They tell you in rehab that relapse is part of recovery. They tell you not to be too hard on yourself if it happens. Just get up and keep trying, they say. So many people don't make it back to the sober side once they relapse because they are scared, or ashamed. I can tell you that this is so. Relapse has been a part of my recovery. Like a few things in my life I have had the privilege of experiencing this genuinely as an individual outside of the "norm" of society.
For instance: when I was growing up and hitting 5th and 6th grades, I started noticing girls. I started noticing girls that way that all the girls I hung out with were noticing boys. All of a sudden there was more feeling to staying over at a friends house and playing with her hair while we watched a movie the way I had done a dozen other times. I knew that I was not in the majority, but I never felt wrong or even different. I just wasn't in the majority. Lemme tell you something; I was raised in Manhattan, Kansas as a jayhawk fan by two KU graduates. Do you think that being in the majority was something that I had to have to exist and be me? Hells no!
See no one wants you to relapse, of course, but no one tells you that there is this stigma that goes with it. It means that you aren't getting something that you are supposed to be getting or that you still think you have control over things you have no control over. Your friends and family ask, "oh, what happened this time?" "You were doing so good." The feeling I have gotten is that there should be some sort of self flagellation and when there isn't a proper amount of shame and remorse for obvious failure, you are certain to drink again.
So I find myself outside of the "norm" again. Obviously I am not thrilled about relapsing. Yes, I still consider it a relapse or I wouldn't call it that. But, guess what? I am still a successful non-drinker. In the past two years I have drank less that a dozen days. I continue to grow and accept this daily progressive disease. This has jacked up my continuous sobriety, but my life has changed beyond my wildest dreams; I have dreams now! I continue to expand my world. I am becoming softer and learning how to love. I have AMAZING people in my life. I can call anyone in my family at any moment! I am able to listen to people today and not run my own world but I trust myself to know that if I try my best, things will work out the way god wants, not the way I want. I trust god more than I ever have and have quit trying to put him in a box. I seek balance; I am open to direction. I trust my skin gods more than I ever have.

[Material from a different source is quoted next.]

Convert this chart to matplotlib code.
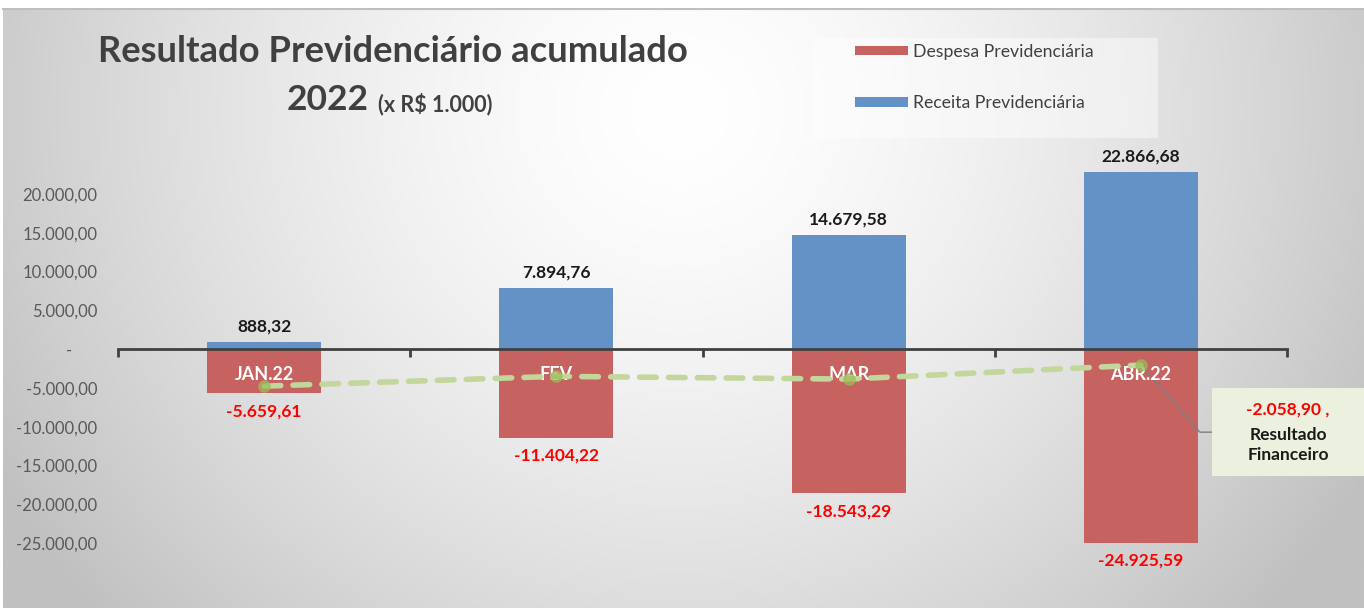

I have two weeks of continuous sobriety today. I fell on my face a long two weeks ago, but I got back up and I continue to recover, like I am going to continue to recover tomorrow and tomorrow. Relapse is hard on me and those close to me; I know that. I do not intend to continue to relapse. I see myself having long term sobriety as I get older. I'm just not there yet. Who knows? Maybe this was the last one. Relapse humbles me like nothing else. I pray to find a way to stay humble without having to drink. I adore sobriety and I have no dreams for myself that do not include sobriety. I am not proud of it, but I am not ashamed of it either. It kills me how much it hurts those closest to me so I will continue to seek balance.